Houston Mayor Louie Welch comments on the shooting of presidential candidate Robert F. Kennedy. At the time of broadcast on June 5, Kennedy was still in critical condition. He was pronounced dead at 1:44 am on June 6.
Welch likens the tragedy to the tale of Cain and Abel
In this news segment for Houston's KPRC-TV, Mayor Louie Welch comments on the attack on United States Senator and presidential candidate Robert F. Kennedy. Just after midnight on June 5, 1968, 24-year-old Sirhan Sirhan fatally shot Kennedy as he exited through the kitchen of the Ambassador Hotel in Los Angeles. Sirhan fired multiple times, wounding five others besides Kennedy, before bystanders disarmed and subdued him. Kennedy died nearly 26 hours later. He had been at the hotel to address campaign supporters following his win in the California primary election. Sirhan was convicted of murder in 1969, and sentenced to life in prison in 1972. The national debate surrounding federal gun control legislation that began with the JFK assassination in 1963 reached new heights following the MLK and RFK assassinations. Congress ultimately passed the Omnibus Crime Control and Safe Streets Act of 1968 and the Gun Control Act of 1968 to ban the mail-order sale of handguns, rifles, and shotguns as well as prohibit certain felons, drug users, and those found mentally incompetent from buying guns.
Politician Louie Welch was born in Lockney, Texas on December 9, 1918. He received a degree in history from Abilene Christian College, now Abilene Christian University.

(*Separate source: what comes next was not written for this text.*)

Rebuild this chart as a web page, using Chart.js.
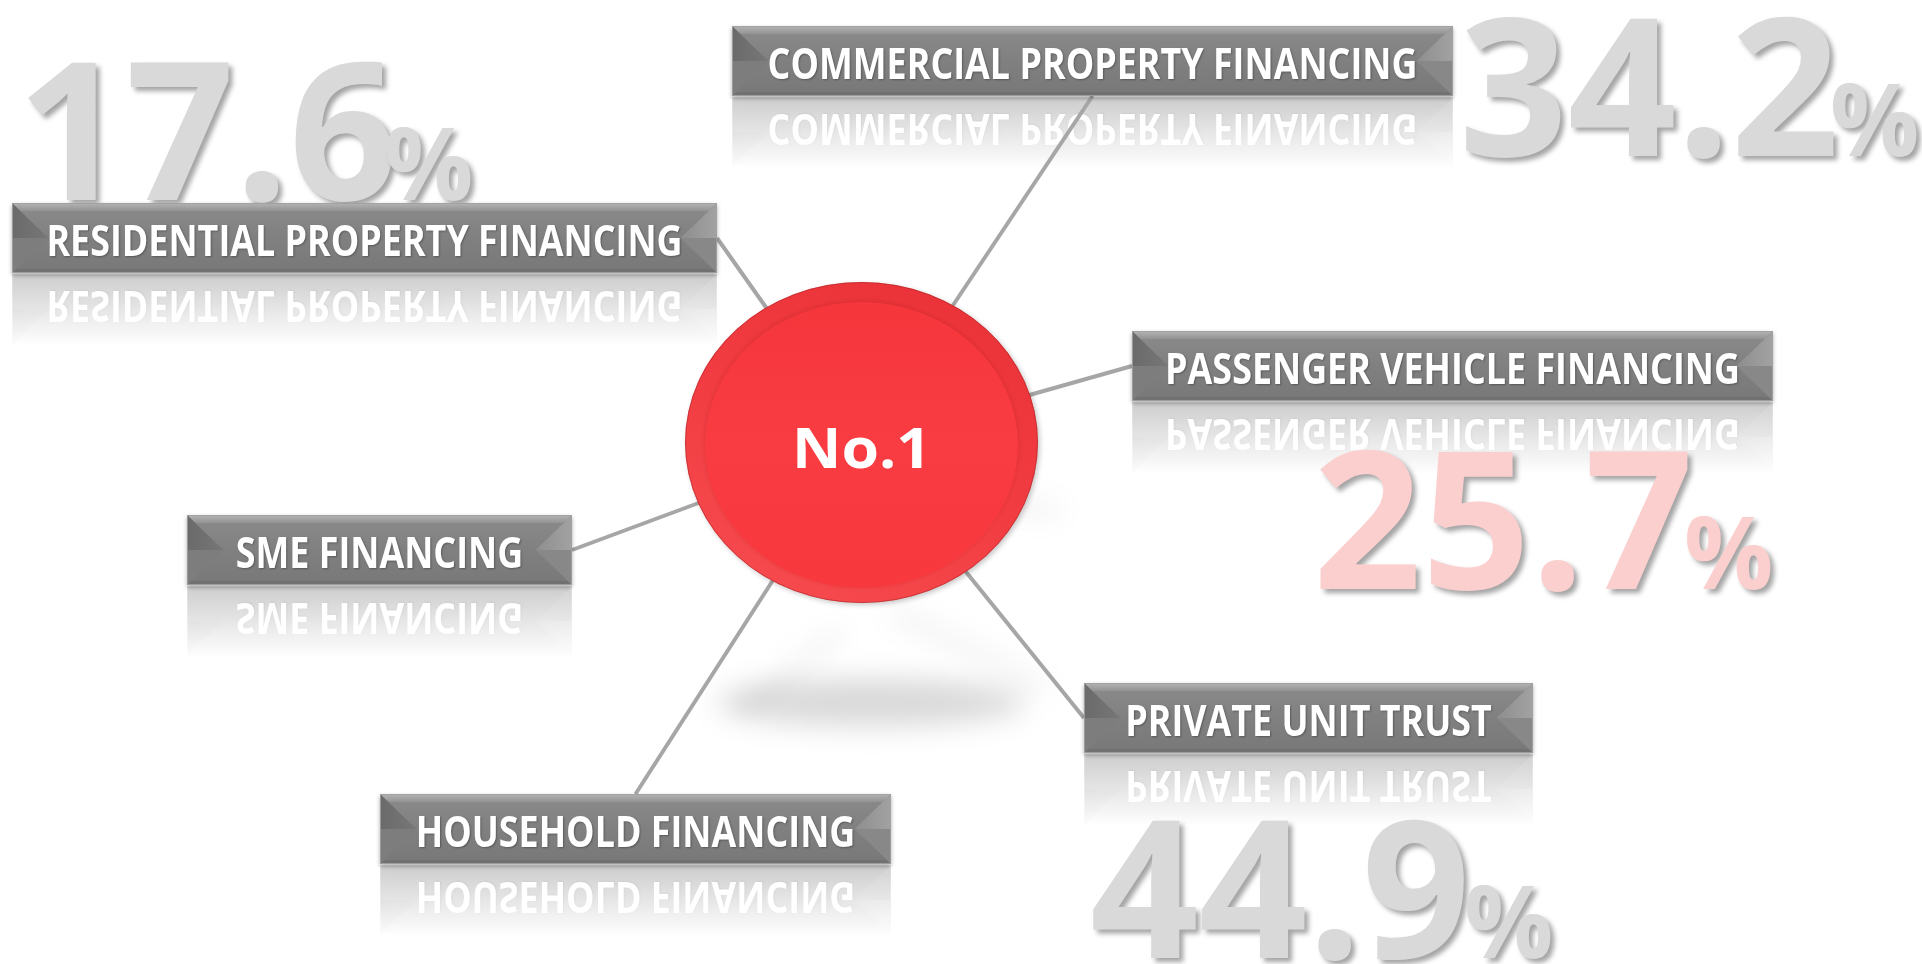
<!DOCTYPE html>
<html>
<head>
<meta charset="utf-8">
<style>
html,body{margin:0;padding:0;background:#ffffff;overflow:hidden}
#wrap{width:1922px;height:964px;position:relative}
canvas{display:block}
</style>
<script src="https://cdn.jsdelivr.net/npm/chart.js@4.4.1/dist/chart.umd.min.js"></script>
</head>
<body>
<div id="wrap"><canvas id="c" width="1922" height="964"></canvas></div>
<script>
// ---------------- DATA ----------------
const categories = [
  'RESIDENTIAL PROPERTY FINANCING',
  'COMMERCIAL PROPERTY FINANCING',
  'PASSENGER VEHICLE FINANCING',
  'SME FINANCING',
  'HOUSEHOLD FINANCING',
  'PRIVATE UNIT TRUST'
];
const shareValues = [17.6, 34.2, 25.7, null, null, 44.9];
const valueUnit = '%';
const centerLabel = 'No.1';

// ---------------- LAYOUT (pixels in a 1922 x 964 frame) ----------------
const W = 1922, H = 964;
const hub = { x: 861.5, y: 442.5, rx: 176.5, ry: 160.5 };
const boxes = [
  { x0: 12,   y0: 203, x1: 717,  y1: 273, anchor: 'right'  },
  { x0: 732,  y0: 26,  x1: 1453, y1: 96,  anchor: 'bottom' },
  { x0: 1132, y0: 331, x1: 1773, y1: 401, anchor: 'left'   },
  { x0: 187,  y0: 515, x1: 572,  y1: 585, anchor: 'right'  },
  { x0: 380,  y0: 794, x1: 891,  y1: 864, anchor: 'top'    },
  { x0: 1084, y0: 683, x1: 1533, y1: 753, anchor: 'left'   }
];
const valueSpots = [
  { x: 28,   base: 200, color: '#d9d9d9' },
  { x: 1466, base: 156, color: '#d9d9d9' },
  { x: 1320, base: 589, color: '#fccfcf' },
  null,
  null,
  { x: 1093, base: 958, color: '#d9d9d9' }
];
const LABEL_CAP = 31, LABEL_REF_WIDTH = 631;      // residential label visual width
const DIGIT_CAP = 140, DIGIT_REF_WIDTH = 371;      // "44.9" visual width
const PCT_CAP = 73, PCT_GAP = 6;
const HUB_CAP = 40, HUB_WIDTH = 125;
const FAMILY = '"Open Sans", "DejaVu Sans", sans-serif';

function anchorOf(b) {
  const cx = (b.x0 + b.x1) / 2, cy = (b.y0 + b.y1) / 2;
  switch (b.anchor) {
    case 'right': return { x: b.x1, y: cy };
    case 'left': return { x: b.x0, y: cy };
    case 'top': return { x: cx, y: b.y0 };
    default: return { x: cx, y: b.y1 };
  }
}

function poly(c, pts) {
  c.beginPath();
  c.moveTo(pts[0][0], pts[0][1]);
  for (let i = 1; i < pts.length; i++) c.lineTo(pts[i][0], pts[i][1]);
  c.closePath();
  c.fill();
}

function fontSizeForCap(c, weight, cap, probe) {
  c.font = weight + ' 100px ' + FAMILY;
  const a = c.measureText(probe || 'H').actualBoundingBoxAscent;
  return 100 * cap / a;
}

let labelSize = 43, labelSX = 0.85;

function drawBevelBox(c, x, y, w, h, text) {
  const mid = y + h / 2, b = h * 0.52, half = h / 2;
  let g = c.createLinearGradient(0, y, 0, y + h);
  g.addColorStop(0, '#8b8b8b'); g.addColorStop(0.5, '#808080'); g.addColorStop(1, '#787878');
  c.fillStyle = g; c.fillRect(x, y, w, h);
  const t = 8, tb = 4;
  const dt = b * t / half, db = b * tb / half;
  // top band
  g = c.createLinearGradient(0, y, 0, y + t);
  g.addColorStop(0, '#b4b4b4'); g.addColorStop(1, '#939393');
  c.fillStyle = g;
  poly(c, [[x, y], [x + w, y], [x + w - dt, y + t], [x + dt, y + t]]);
  // bottom band
  c.fillStyle = '#717171';
  poly(c, [[x, y + h], [x + w, y + h], [x + w - db, y + h - tb], [x + db, y + h - tb]]);
  // left wedge
  g = c.createLinearGradient(x, 0, x + b, 0);
  g.addColorStop(0, '#6a6a6a'); g.addColorStop(1, '#777777');
  c.fillStyle = g;
  poly(c, [[x, y], [x + dt, y + t], [x + b, mid], [x, mid]]);
  c.fillStyle = '#7d7d7d';
  poly(c, [[x, mid], [x + b, mid], [x + db, y + h - tb], [x, y + h]]);
  // right wedge
  g = c.createLinearGradient(x + w, 0, x + w - b, 0);
  g.addColorStop(0, '#a2a2a2'); g.addColorStop(1, '#8e8e8e');
  c.fillStyle = g;
  poly(c, [[x + w, y], [x + w - dt, y + t], [x + w - b, mid], [x + w, mid]]);
  c.fillStyle = '#888888';
  poly(c, [[x + w, mid], [x + w - b, mid], [x + w - db, y + h - tb], [x + w, y + h]]);
  // border
  c.strokeStyle = 'rgba(160,160,160,0.9)';
  c.lineWidth = 1;
  c.strokeRect(x + 0.5, y + 0.5, w - 1, h - 1);
  // text
  c.save();
  c.font = 'bold ' + labelSize + 'px ' + FAMILY;
  c.textAlign = 'center';
  c.textBaseline = 'alphabetic';
  c.fillStyle = '#ffffff';
  c.shadowColor = 'rgba(0,0,0,0.3)';
  c.shadowBlur = 2; c.shadowOffsetX = 1; c.shadowOffsetY = 1;
  c.translate(x + w / 2, mid + LABEL_CAP / 2 + 2);
  c.scale(labelSX, 1);
  c.fillText(text, 0, 0);
  c.restore();
}

function makeBoxCanvas(w, h, text) {
  const cv = document.createElement('canvas');
  cv.width = w; cv.height = h;
  drawBevelBox(cv.getContext('2d'), 0, 0, w, h, text);
  return cv;
}

function makeReflection(src, w, h) {
  const cv = document.createElement('canvas');
  const rh = Math.round(h * 1.05);
  cv.width = w; cv.height = rh;
  const r = cv.getContext('2d');
  r.save();
  r.translate(0, h);
  r.scale(1, -1);
  r.drawImage(src, 0, 0);
  r.restore();
  r.globalCompositeOperation = 'destination-in';
  const g = r.createLinearGradient(0, 0, 0, rh);
  g.addColorStop(0, 'rgba(0,0,0,0.38)');
  g.addColorStop(0.55, 'rgba(0,0,0,0.17)');
  g.addColorStop(1, 'rgba(0,0,0,0)');
  r.fillStyle = g;
  r.fillRect(0, 0, w, rh);
  return cv;
}

const diagramPlugin = {
  id: 'diagram',
  beforeDatasetsDraw(chart) {
    const c = chart.ctx;
    const sx = chart.scales.x, sy = chart.scales.y;
    const X = v => sx.getPixelForValue(v), Y = v => sy.getPixelForValue(v);

    // soft ground shadow under the hub
    c.save();
    c.filter = 'blur(14px)';
    c.fillStyle = 'rgba(0,0,0,0.15)';
    c.beginPath();
    c.ellipse(X(hub.x + 10), Y(hub.y + 260), 155, 24, 0, 0, Math.PI * 2);
    c.fill();
    c.strokeStyle = 'rgba(0,0,0,0.09)';
    c.lineWidth = 9;
    c.beginPath(); c.moveTo(X(737), Y(713)); c.lineTo(X(840), Y(633)); c.stroke();
    c.beginPath(); c.moveTo(X(890), Y(610)); c.lineTo(X(1047), Y(690)); c.stroke();
    c.beginPath(); c.moveTo(X(985), Y(505)); c.lineTo(X(1060), Y(510)); c.stroke();
    c.restore();

    // reflections
    boxes.forEach((b, i) => {
      const x0 = X(b.x0), y0 = Y(b.y0), x1 = X(b.x1), y1 = Y(b.y1);
      const w = Math.round(x1 - x0), h = Math.round(y1 - y0);
      const src = makeBoxCanvas(w, h, categories[i]);
      const refl = makeReflection(src, w, h);
      c.drawImage(refl, x0, y1 + 1);
    });

    // big percentage figures
    const digitSize = fontSizeForCap(c, 'bold', DIGIT_CAP, '0');
    const pctSize = fontSizeForCap(c, 'bold', PCT_CAP, '%');
    c.font = 'bold ' + digitSize + 'px ' + FAMILY;
    const ref = c.measureText('44.9');
    const digitSX = DIGIT_REF_WIDTH / (ref.actualBoundingBoxLeft + ref.actualBoundingBoxRight);
    shareValues.forEach((v, i) => {
      const s = valueSpots[i];
      if (v === null || !s) return;
      const txt = v.toFixed(1);
      c.save();
      c.font = 'bold ' + digitSize + 'px ' + FAMILY;
      const m = c.measureText(txt);
      c.fillStyle = s.color;
      c.shadowColor = 'rgba(0,0,0,0.36)';
      c.shadowBlur = 5; c.shadowOffsetX = 4; c.shadowOffsetY = 4;
      const left = X(s.x), base = Y(s.base);
      c.translate(left, base);
      c.scale(digitSX, 1);
      c.fillText(txt, m.actualBoundingBoxLeft, 0);
      const endX = m.actualBoundingBoxLeft + m.actualBoundingBoxRight + m.actualBoundingBoxLeft;
      c.font = 'bold ' + pctSize + 'px ' + FAMILY;
      const pm = c.measureText(valueUnit);
      c.fillText(valueUnit, endX + PCT_GAP + pm.actualBoundingBoxLeft, 0);
      c.restore();
    });
  },
  afterDatasetsDraw(chart) {
    const c = chart.ctx;
    const sx = chart.scales.x, sy = chart.scales.y;
    const X = v => sx.getPixelForValue(v), Y = v => sy.getPixelForValue(v);

    // label boxes
    boxes.forEach((b, i) => {
      const x0 = X(b.x0), y0 = Y(b.y0), x1 = X(b.x1), y1 = Y(b.y1);
      const w = Math.round(x1 - x0), h = Math.round(y1 - y0);
      const src = makeBoxCanvas(w, h, categories[i]);
      c.save();
      c.shadowColor = 'rgba(0,0,0,0.32)';
      c.shadowBlur = 4; c.shadowOffsetY = 2;
      c.drawImage(src, x0, y0);
      c.restore();
    });

    // hub: outer ring
    const cx = X(hub.x), cy = Y(hub.y);
    c.save();
    c.shadowColor = 'rgba(0,0,0,0.22)';
    c.shadowBlur = 5; c.shadowOffsetX = 2; c.shadowOffsetY = 2;
    let g = c.createLinearGradient(cx + hub.rx * 0.4, cy - hub.ry, cx - hub.rx * 0.4, cy + hub.ry);
    g.addColorStop(0, '#ea3338');
    g.addColorStop(0.5, '#f13c41');
    g.addColorStop(1, '#f64a4e');
    c.fillStyle = g;
    c.beginPath(); c.ellipse(cx, cy, hub.rx, hub.ry, 0, 0, Math.PI * 2); c.fill();
    c.restore();
    c.strokeStyle = 'rgba(170,40,40,0.55)';
    c.lineWidth = 1;
    c.beginPath(); c.ellipse(cx, cy, hub.rx - 0.5, hub.ry - 0.5, 0, 0, Math.PI * 2); c.stroke();
    // inner face
    c.save();
    c.shadowColor = 'rgba(150,10,10,0.22)';
    c.shadowBlur = 5; c.shadowOffsetY = -1;
    g = c.createLinearGradient(0, cy - hub.ry, 0, cy + hub.ry);
    g.addColorStop(0, '#f4363b');
    g.addColorStop(0.5, '#f93c42');
    g.addColorStop(1, '#f7383d');
    c.fillStyle = g;
    c.beginPath(); c.ellipse(cx, cy + 2.5, hub.rx - 20, hub.ry - 17.5, 0, 0, Math.PI * 2); c.fill();
    c.restore();

    // hub label
    const hs = fontSizeForCap(c, 'bold', HUB_CAP, 'N');
    c.save();
    c.font = 'bold ' + hs + 'px ' + FAMILY;
    const hm = c.measureText(centerLabel);
    const hsx = HUB_WIDTH / (hm.actualBoundingBoxLeft + hm.actualBoundingBoxRight);
    c.fillStyle = '#ffffff';
    c.textAlign = 'center';
    c.translate(cx, cy + 25.5);
    c.scale(hsx, 1);
    c.fillText(centerLabel, 0, 0);
    c.restore();
  }
};

function init() {
  const canvas = document.getElementById('c');
  const ctx = canvas.getContext('2d');
  labelSize = fontSizeForCap(ctx, 'bold', LABEL_CAP, 'H');
  ctx.font = 'bold ' + labelSize + 'px ' + FAMILY;
  const lm = ctx.measureText(categories[0]);
  labelSX = LABEL_REF_WIDTH / (lm.actualBoundingBoxLeft + lm.actualBoundingBoxRight);

  const connectorSets = boxes.map((b, i) => {
    const a = anchorOf(b);
    return {
      label: categories[i],
      type: 'line',
      data: [{ x: a.x, y: a.y }, { x: hub.x, y: hub.y }],
      borderColor: '#a6a6a6',
      borderWidth: 4,
      pointRadius: 0,
      fill: false,
      tension: 0
    };
  });
  const nodeSet = {
    label: 'nodes',
    type: 'scatter',
    data: boxes.map((b, i) => ({ x: (b.x0 + b.x1) / 2, y: (b.y0 + b.y1) / 2, v: shareValues[i] })),
    pointRadius: 0
  };

  new Chart(canvas, {
    type: 'scatter',
    data: { datasets: connectorSets.concat([nodeSet]) },
    options: {
      responsive: false,
      devicePixelRatio: 1,
      animation: false,
      layout: { padding: 0 },
      plugins: { legend: { display: false }, tooltip: { enabled: false } },
      scales: {
        x: { type: 'linear', min: 0, max: W, display: false },
        y: { type: 'linear', min: 0, max: H, reverse: true, display: false }
      },
      elements: { line: { borderCapStyle: 'butt' } }
    },
    plugins: [diagramPlugin]
  });
}

if (document.fonts && document.fonts.load) {
  Promise.all([
    document.fonts.load('bold 40px "Open Sans"'),
    document.fonts.load('40px "Open Sans"')
  ]).then(init, init);
} else {
  init();
}
</script>
</body>
</html>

Welch began his political career in 1950, serving four terms on the Houston City Council. He unsuccessfully sought the Houston mayoral office three times before being elected to the position in 1963. Houston grew immensely during Welch's five terms as mayor, from the population topping one million people to the opening of the Astrodome in 1965 and the Houston Intercontinental Airport in 1969.
His tenure, however, was not without its controversy. A 1967 conflict between police and Texas Southern University students created a rift between the local administration and many of Houston's African Americans. Welch's reputation also came under fire during his last term over his relationship with well-known crime leaders, leading to suspicions about how his second mayoral bid was financed.
In 1985, Welch ran for mayor again, campaigning in opposition to the extension of job protection rights to members of the LGBTQ community employed by the city government. He lost to incumbent Kathy Whitmore.
Welch died from lung cancer on January 27, 2008 in his Harris County residence. He was 89.